Once again, the duo’s plan focused on preventing outbreaks while they waited for the right cards to emerge. Confetti researched yellow first and then Chaos was able to get to blue.
The railroad systems helped the team protect a lot of the board, but once a few of the outlier cities started to see trouble, the state of the game got a bit rockier. Chaos and Confetti felt they had to let a few outbreaks happen in order to maintain their march towards victory. That strategy could be risky, but spreading themselves thin and slowing down their progress towards objectives could prove just as dangerous.
Chaos headed down South to use his ability to pick up some black cards from the discard pile. After a turn or two of maintenance and waiting, Chaos had enough cards to put in the research.
Confetti had a start on collecting red, and now just needed to wrap the game up. As she worked to clean up trouble spots, Chaos sailed up North and then used his other ability to shoot the needed red card to Confetti. This move meant Chaos had to bypass a city in desperate need of cleaning up, but he knew they couldn’t waste time. Confetti made the final sprint to the last hospital, and the game was won.
Chaos and Confetti’s abilities worked well together, and their quick builds of hospitals and railroads paid off big time.
Game 2 Results: Chaos and Confetti
Game 3 – Pandemic: Fall of Rome
Pandemic: Fall of Rome uses a lot of the structure of base Pandemic but also changes quite a bit. Instead of diseases, players are fighting five barbarian tribes. The goal is either to strike alliances with each tribe or to eliminate them from the map using the fight mechanic. The warring tribes hope to sac Roma, so the players must maintain defense and summon recruits to keep Rome intact.

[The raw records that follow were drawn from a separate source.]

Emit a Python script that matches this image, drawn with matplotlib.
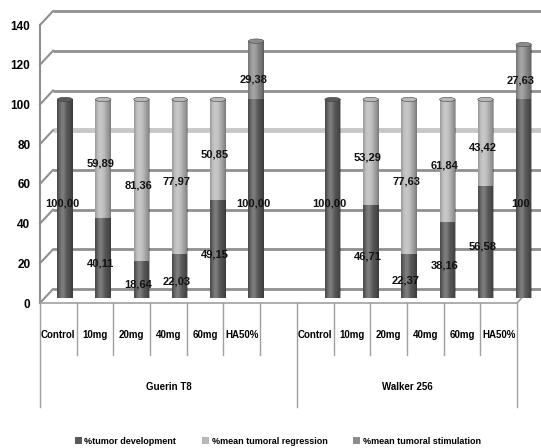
import numpy as np
import matplotlib
matplotlib.use('Agg')
import matplotlib.pyplot as plt
from matplotlib.patches import Patch, Ellipse

plt.rcParams['font.family'] = ['Liberation Sans', 'DejaVu Sans']
plt.rcParams['font.weight'] = 'bold'

# Data: % of tumor development / regression / stimulation per treatment
groups = ['Guerin T8', 'Walker 256']
treatments = ['Control', '10mg', '20mg', '40mg', '60mg', 'HA50%']
guerin_dev = [100.00, 40.11, 18.64, 22.03, 49.15, 100.00]
guerin_reg = [0, 59.89, 81.36, 77.97, 50.85, 0]
guerin_stim = [0, 0, 0, 0, 0, 29.38]
walker_dev = [100.00, 46.71, 22.37, 38.16, 56.58, 100]
walker_reg = [0, 53.29, 77.63, 61.84, 43.42, 0]
walker_stim = [0, 0, 0, 0, 0, 27.63]
series_names = ['%tumor development', '%mean tumoral regression', '%mean tumoral stimulation']
colors = ['#5a5a5a', '#b8b8b8', '#8c8c8c']

# 13 category slots: Guerin (0-5), empty slot (6), Walker (7-12)
slots = list(range(6)) + list(range(7, 13))
dev = guerin_dev + walker_dev
reg = guerin_reg + walker_reg
stim = guerin_stim + walker_stim


def fmt(v):
    return f'{v:.2f}'.replace('.', ',')


dev_labels = [fmt(v) for v in dev]
dev_labels[-1] = '100'

W, H = 541, 448
fig = plt.figure(figsize=(W / 100, H / 100), dpi=100)
# main axes in pixel geometry
left, right, bottom, top = 40, 517, 303, 25
ax = fig.add_axes([left / W, 1 - bottom / H, (right - left) / W, (bottom - top) / H])
ax.set_xlim(0, 13)
ax.set_ylim(0, 140)
for s in ax.spines.values():
    s.set_visible(False)
ax.set_xticks([])
ax.set_yticks(range(0, 141, 20))
ax.tick_params(axis='y', length=0, pad=7, labelsize=8.5)

# fake 3D: back wall shifted up/right
dx, dy = 0.354, 7.0
wall_c = '#8f8f8f'
for v in range(0, 141, 20):
    lc, lw = (wall_c, 2.0)
    if v == 80:
        lc, lw = ('#c8c8c8', 3.5)
    ax.plot([dx, 13.7], [v + dy, v + dy], color=lc, lw=lw, clip_on=False, zorder=1,
            solid_capstyle='butt')
    ax.plot([0, dx], [v, v + dy], color=wall_c, lw=1.5, clip_on=False, zorder=1)
ax.plot([0, 0], [0, 140], color=wall_c, lw=1.5, clip_on=False, zorder=2)
ax.plot([0, 13], [0, 0], color='#a0a0a0', lw=1.2, clip_on=False, zorder=2)
ax.plot([13, 13 + dx], [0, dy], color='#a0a0a0', lw=1.2, clip_on=False, zorder=2)

# bars (cylinders), slight perspective spread
persp, shift, lift = 1.042, 0.68, 2.5
bw = 0.42
bx = np.array(slots) * persp + shift
bottoms = np.full(len(bx), lift)
shade = np.zeros((1, 64, 4))
t = np.linspace(0, 1, 64)
hl = np.exp(-((t - 0.35) / 0.18) ** 2)
edge = np.clip(np.abs(t - 0.4) / 0.6, 0, 1) ** 2
shade[0, :, :3] = (hl > edge)[:, None] * 1.0
shade[0, :, 3] = np.maximum(hl * 0.22, edge * 0.35)

tops = bottoms.copy()
for vals, c in zip([dev, reg, stim], colors):
    vals = np.array(vals, dtype=float)
    bars = ax.bar(bx, vals, bw, bottom=tops, color=c, edgecolor='none', zorder=3, clip_on=False)
    for rect, v in zip(bars, vals):
        if v <= 0:
            continue
        x0, y0 = rect.get_x(), rect.get_y()
        im = ax.imshow(shade, extent=[x0, x0 + bw, y0, y0 + v], aspect='auto', zorder=4,
                       interpolation='bilinear')
        im.set_clip_path(rect)
    tops = tops + vals

# top caps
top_cols = [colors[2] if s > 0 else (colors[1] if r > 0 else colors[0])
            for s, r in zip(stim, reg)]
for x, ttop, c in zip(bx, tops, top_cols):
    ax.add_patch(Ellipse((x, ttop), bw, 2.2, facecolor=c, edgecolor='#444444', lw=0.4,
                         zorder=5, clip_on=False))
ax.set_xlim(0, 13)
ax.set_ylim(0, 140)

# value labels at segment centres
lab_kw = dict(ha='center', va='center', fontsize=8, zorder=6, color='#111111')
for i, x in enumerate(bx):
    ax.text(x - 0.08, dev[i] / 2, dev_labels[i], **lab_kw)
    if reg[i] > 0:
        ax.text(x - 0.08, dev[i] + reg[i] / 2, fmt(reg[i]), **lab_kw)
    if stim[i] > 0:
        ax.text(x - 0.08, dev[i] + stim[i] / 2 - 2, fmt(stim[i]), **lab_kw)

# category table under the axis
tr = ax.get_xaxis_transform()
hpx = bottom - top
sep_c = '#a0a0a0'
for k in range(14):
    if k in (0, 7, 13):
        ax.plot([k, k], [0, -104 / hpx], color=sep_c, lw=1.0, transform=tr, clip_on=False)
    else:
        ax.plot([k, k], [0, -52 / hpx], color=sep_c, lw=1.0, transform=tr, clip_on=False)
for s in slots:
    ax.text(s + 0.5, -32 / hpx, treatments[s if s < 6 else s - 7], transform=tr,
            ha='center', va='center', fontsize=7)
ax.text(3.5, -84 / hpx, groups[0], transform=tr, ha='center', va='center', fontsize=7)
ax.text(10.0, -84 / hpx, groups[1], transform=tr, ha='center', va='center', fontsize=7)

handles = [Patch(facecolor=c, edgecolor='none') for c in colors]
fig.legend(handles, series_names, loc='center', bbox_to_anchor=(0.513, 1 - 441 / H), ncol=3,
           frameon=False, fontsize=6.5, handlelength=0.8, handleheight=0.8, handletextpad=0.3,
           columnspacing=2.8)

fig.savefig('out.png', dpi=100, facecolor='white')
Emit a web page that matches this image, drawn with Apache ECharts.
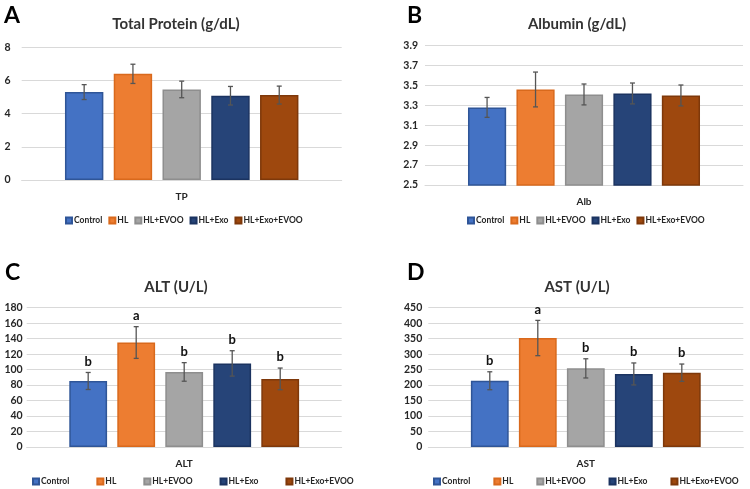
<!DOCTYPE html>
<html>
<head>
<meta charset="utf-8">
<script src="https://cdn.jsdelivr.net/npm/echarts@6/dist/echarts.min.js"></script>
<style>
  html, body { margin: 0; padding: 0; background: #fff; }
  #chart { width: 750px; height: 489px; }
</style>
</head>
<body>
<div id="chart"></div>
<script>
// groups (legend)
const groups = ['Control', 'HL', 'HL+EVOO', 'HL+Exo', 'HL+Exo+EVOO'];
const colors = ['#4472C4', '#ED7D31', '#A5A5A5', '#264478', '#9E480E'];
const borders = ['#2F5597', '#D9691C', '#8E8E8E', '#1B3360', '#7E380A'];

// values (mean / sd)
const tpMean = [5.3, 6.4, 5.46, 5.08, 5.12];
const tpSd = [0.45, 0.58, 0.5, 0.56, 0.54];
const albMean = [3.28, 3.46, 3.41, 3.42, 3.40];
const albSd = [0.10, 0.175, 0.105, 0.105, 0.105];
const altMean = [85.3, 135, 97, 108, 88];
const altSd = [11, 20.5, 12, 16.4, 14];
const altLetters = ['b', 'a', 'b', 'b', 'b'];
const astMean = [214, 352, 254, 236, 240];
const astSd = [29, 57, 31, 35.5, 28];
const astLetters = ['b', 'a', 'b', 'b', 'b'];

const FONT = 'Lato';
const TXT = '#262626';
const BAR_W = 0.12;
const BAR_GAP = 0.27;

// panel layout
const panels = [
  { letter: 'A', title: 'Total Protein (g/dL)', cat: 'TP', mean: tpMean, sd: tpSd, letters: null,
    grid: { left: 21.7, right: 408.3, top: 47.3, bottom: 309 },
    y: { min: 0, max: 8, interval: 2, margin: 11, dec: 0 },
    titleXY: [176, 24], letterXY: [4, 16], legend: { left: 65, top: 216, gap: 6 } },
  { letter: 'B', title: 'Albumin (g/dL)', cat: 'Alb', mean: albMean, sd: albSd, letters: null,
    grid: { left: 425, right: 7, top: 45.7, bottom: 304 },
    y: { min: 2.5, max: 3.9, interval: 0.2, margin: 7, dec: 1 },
    titleXY: [577, 24], letterXY: [407, 16], legend: { left: 467, top: 216, gap: 6 } },
  { letter: 'C', title: 'ALT (U/L)', cat: 'ALT', mean: altMean, sd: altSd, letters: altLetters,
    grid: { left: 26.7, right: 408.3, top: 307.7, bottom: 42 },
    y: { min: 0, max: 180, interval: 20, margin: 4, dec: 0 },
    titleXY: [176, 287], letterXY: [5, 273], legend: { left: 32, top: 477, gap: 27 } },
  { letter: 'D', title: 'AST (U/L)', cat: 'AST', mean: astMean, sd: astSd, letters: astLetters,
    grid: { left: 428.3, right: 6.7, top: 307.7, bottom: 42 },
    y: { min: 0, max: 450, interval: 50, margin: 6, dec: 0 },
    titleXY: [577, 287], letterXY: [407, 273], legend: { left: 433, top: 477, gap: 23 } }
];

const chart = echarts.init(document.getElementById('chart'), null, { renderer: 'canvas' });

const grid = [], xAxis = [], yAxis = [], series = [], legend = [], graphic = [];

panels.forEach(function (p, k) {
  grid.push(Object.assign({ containLabel: false }, p.grid));
  xAxis.push({
    type: 'category', gridIndex: k, data: [p.cat],
    axisTick: { show: false },
    axisLine: { lineStyle: { color: '#d9d9d9', width: 1 } },
    axisLabel: { margin: 12, fontFamily: FONT, fontWeight: 'bold', fontSize: 10, color: TXT }
  });
  yAxis.push({
    type: 'value', gridIndex: k, min: p.y.min, max: p.y.max, interval: p.y.interval,
    axisLine: { show: false }, axisTick: { show: false },
    splitLine: { lineStyle: { color: '#d9d9d9', width: 1 } },
    axisLabel: {
      margin: p.y.margin, fontFamily: FONT, fontWeight: 'bold', fontSize: 10.5, color: TXT,
      formatter: function (v) { return v.toFixed(p.y.dec); }
    }
  });
  groups.forEach(function (g, i) {
    series.push({
      name: g, type: 'bar', xAxisIndex: k, yAxisIndex: k,
      barWidth: (BAR_W * 100) + '%', barGap: (BAR_GAP * 100) + '%',
      itemStyle: { color: colors[i], borderColor: borders[i], borderWidth: 1.5 },
      data: [p.mean[i]],
      animation: false
    });
  });
  // error bars + significance letters
  const rows = p.mean.map(function (m, i) {
    return [i, m, p.sd[i], p.letters ? p.letters[i] : ''];
  });
  series.push({
    type: 'custom', xAxisIndex: k, yAxisIndex: k, silent: true, z: 5,
    data: rows,
    encode: { x: -1, y: 1 },
    renderItem: function (params, api) {
      const i = api.value(0), m = api.value(1), s = api.value(2);
      const band = api.size([1, 0])[0];
      const step = band * BAR_W * (1 + BAR_GAP);
      const x = api.coord([0, m])[0] + (i - 2) * step;
      const yt = api.coord([0, m + s])[1];
      const yb = api.coord([0, m - s])[1];
      const st = { stroke: '#555', lineWidth: 1.3 };
      const children = [
        { type: 'line', shape: { x1: x, y1: yt, x2: x, y2: yb }, style: st },
        { type: 'line', shape: { x1: x - 2.5, y1: yt, x2: x + 2.5, y2: yt }, style: st },
        { type: 'line', shape: { x1: x - 2.5, y1: yb, x2: x + 2.5, y2: yb }, style: st }
      ];
      const lt = rows[params.dataIndex][3];
      if (lt) {
        children.push({
          type: 'text', x: x, y: yt - 11,
          style: { text: lt, fill: '#111', font: 'bold 13px ' + FONT, align: 'center', verticalAlign: 'middle' }
        });
      }
      return { type: 'group', children: children };
    },
    animation: false
  });
  legend.push({
    data: groups, left: p.legend.left, top: p.legend.top, itemGap: p.legend.gap,
    width: 330, itemWidth: 6, itemHeight: 6, icon: 'rect', padding: 0,
    textStyle: { fontFamily: FONT, fontWeight: 'bold', fontSize: 8.5, color: TXT, padding: [0, 0, 0, -3] }
  });
  graphic.push({
    type: 'text', x: p.titleXY[0], y: p.titleXY[1],
    style: { text: p.title, fill: '#333', font: 'bold 15px ' + FONT, align: 'center', verticalAlign: 'middle' }
  });
  graphic.push({
    type: 'text', x: p.letterXY[0], y: p.letterXY[1],
    style: { text: p.letter, fill: '#000', font: 'bold 23px ' + FONT, align: 'left', verticalAlign: 'middle' }
  });
});

chart.setOption({
  backgroundColor: '#fff',
  animation: false,
  grid: grid, xAxis: xAxis, yAxis: yAxis,
  legend: legend, series: series, graphic: graphic
});
</script>
</body>
</html>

As the furthest departure from the base game, Chaos and Confetti quickly found themselves struggling with Fall of Rome. At first they had trouble maintaining troops as they fought the barbarians. Then, they quickly realized that their practice fights against smaller enemy forces left the larger ones ripe for quick sacs on further away cities. Civilization quickly started to decline.
Confetti’s ability which allowed her to lose one less recruit each battle really helped her start clearing the board, but she could only move so quickly. Meanwhile, Chaos did his best to clear and defend as well, but troops just kept dying off.
Two alliances were struck, but the rest of the cards refused to come together correctly. The team never saw enough blue cards and Confetti remained one short of getting the fourth green card. The black cards meanwhile kept splitting themselves between the two players, who were so busy trying to stay alive that they couldn’t coordinate a hand off.
The decline meter quickly dropped, and the game looked hopeless early on. However, team C&C ended up staying alive much longer than they expected. They didn’t win, but when defeat seemed assured on several fronts, they put up a noble fight. Roma fell and with it so did Chaos and Confetti’s win streak.
Game 3 Results: Chaos and Confetti crumble and lose
FINAL RESULTS: Chaos and Confetti beat the challenge with a 2-1 record!!
Chaos’ Final Thoughts:
It’s always nice to go back to some old favorite. Pandemic is a lot of fun and I enjoy getting to work as a team. While I would have enjoyed the clean sweep, I’m proud that we came out on top of this challenge and still picked up some wins in some games we were definitely rusty playing.
Confetti’s Final Thoughts:
We haven’t played Pandemic in a while, so I forgot how much I enjoyed it. Fall of Rome is definitely pretty different from the other two Pandemics – I think if we’d had time to play it again, we could gotten a victory.
Chaos and Confetti prove they are more capable at handling diseases than barbarians. They came out on top this week, but The Fall of Rome shows there may be some cracks in the cooperative competence after all. Who knows how well they’ll stand up to their next challenge?